The Whole is Greater than its Components

I’m grateful to Pollan for reminding me that we humans don’t eat nutrients, we eat food. It’s a basic fact that we all know, but, sadly, an emphasis on ‘healthy eating’ and ‘healthy diets’, can all too easily lead to an emphasis on individual nutrients (nutritionism), and that can lead to relying on food supplements and packaged foods that carry health claims, rather than on real food that needs to be prepared and enjoyed. Real food that can be picked from your garden, or bought at a greengrocers, old-fashioned butcher or farmers’ market.

The Joy of Food

So, a New Year’s resolution for this blog. It’s called 'Eat Well Every Day', and I did mean well, both in the sense of ‘good health’ and in the sense of enjoyably and not expensively. So there will be more emphasis on the pleasure of the food I choose to discuss with you, as well as telling you what I know about the health benefits of each food. I made some good approaches in that direction back when I posted about my love of mangoes.

So, to the recipe:

It’s summer here in Sydney (at least some days), and figs, raspberries, mangoes, are all around, perfuming the air, and being utterly delicious just to eat fresh. Well, everyone knows how to eat fresh fruit, so here’s a recipe I have my daughter-outlaw to thank for. She made a huge dish of figs wrapped in prosciutto as part of our Christmas Day feast – figs gathered from the tree outside her front door. They were great on the day, and just as delicious (and messy to eat) for breakfast on Boxing Day.

Figs in Prosciutto

I’m not claiming this as an original recipe; it’s just one of many, many versions of this traditional Italian dish. Some versions stuff the figs with Gorgonzola, blue cheese, or brie, but I prefer to enjoy the perfect combination of roasted figs and slightly crisped prosciutto.
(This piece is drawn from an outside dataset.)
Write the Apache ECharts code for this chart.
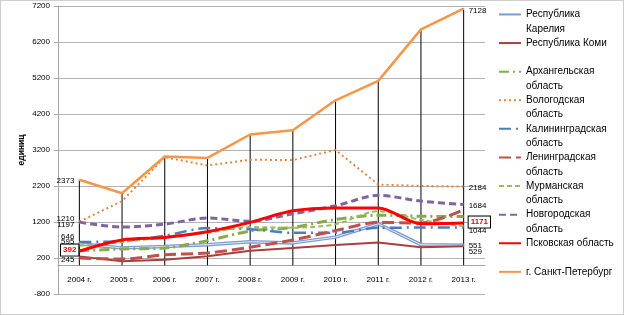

Large ripe figs, enough for each person to have at least two
An equal number of slices of prosciutto
Good olive oil
Small amount of real Balsamic vinegar
A baking dish large enough to hold the figs in a single layer.

Wrap each fig in a slice of prosciutto. You might need to hold them together with toothpicks. Stand the figs up in the baking dish. Drizzle a little good quality Balsamic vinegar over them, then brush each prosciutto slice with olive oil.

Bake at a little over 200C (400F) for 15-20 minutes, until prosciutto has melted a little and crisped, and the figs are cooked. These are just as delicious at room temperature as eaten warm.